Presidential campaigns are long and intense, with many ups and downs along the way. Once he is no longer a phenomenon, a spectacle, but an honest-to-god candidate in a one-on-one race, Trump will not be able to avoid answering questions about policy or substance. He will not be able to belittle and marginalize everyone who challenges him or skip every debate that doesn’t agree to his terms.
He will not be able to dictate the terms of the contest, as he has so far.
Sooner or later he’ll have to navigate situations where he’s on the defensive, where he’s being asked to defend himself or apologize or treat an opponent with respect. What then? What will arrogant bluster look like in that context?….It’s pathological. And the thing about pathologies is that they cannot be taken on and off like masks. They are pre-conscious; they order incoming experience.

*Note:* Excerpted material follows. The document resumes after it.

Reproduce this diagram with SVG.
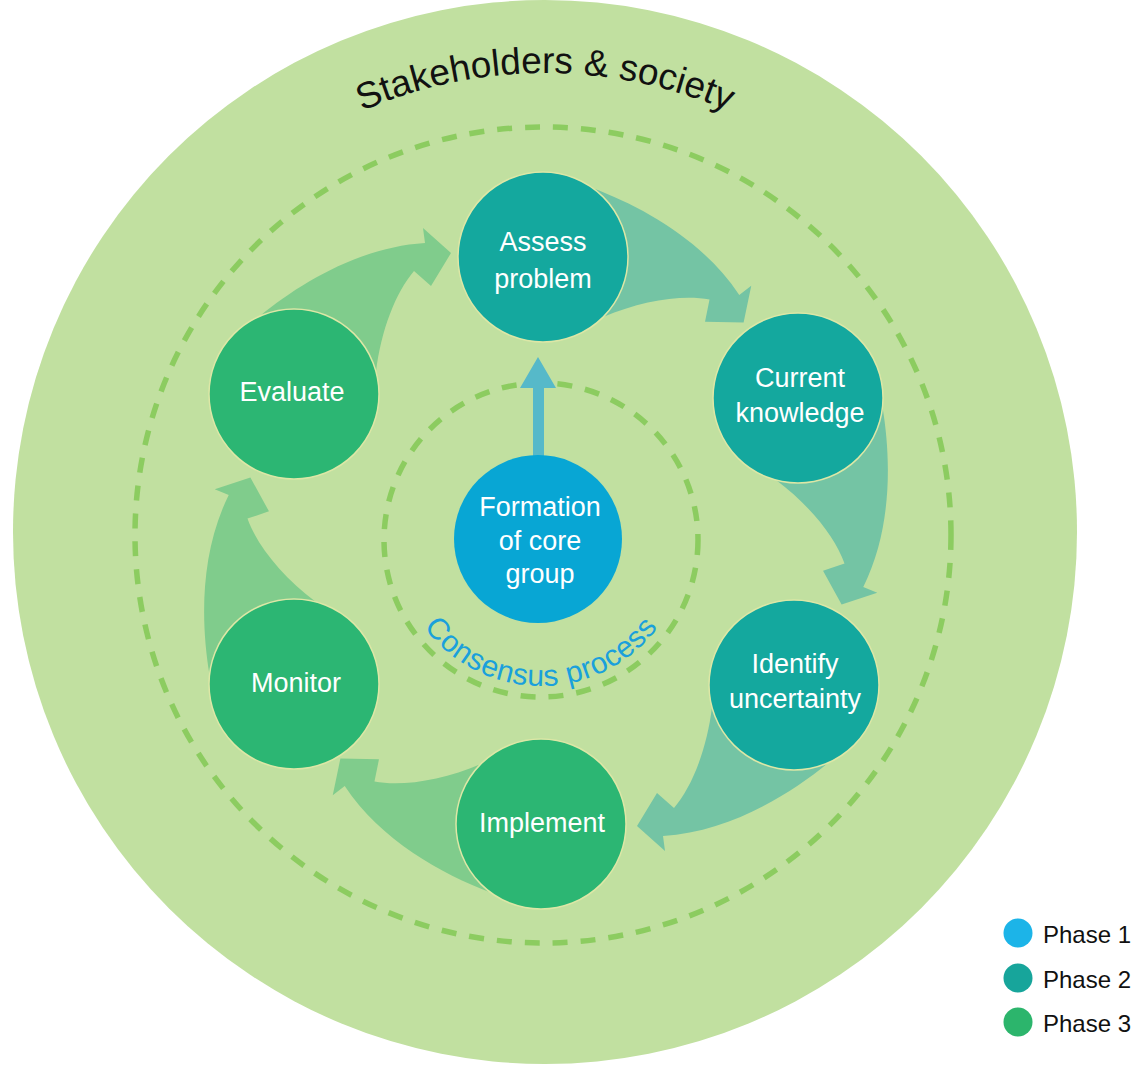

Or what, he might have asked, would happen if he loses a caucus that he really, really thought he was going to win–and that nearly every pollster, media outlet, fellow traveler and determined adversary had assured him he would? Trump’s embarrassing Twitter meltdown this morning makes him look even more deflated than he did on Monday night.
Maybe it really is true, that the bigger they are, the harder they fall. Maybe the whole Trump phenomenon will turn out to have been a fever dream. We’ll soon find out.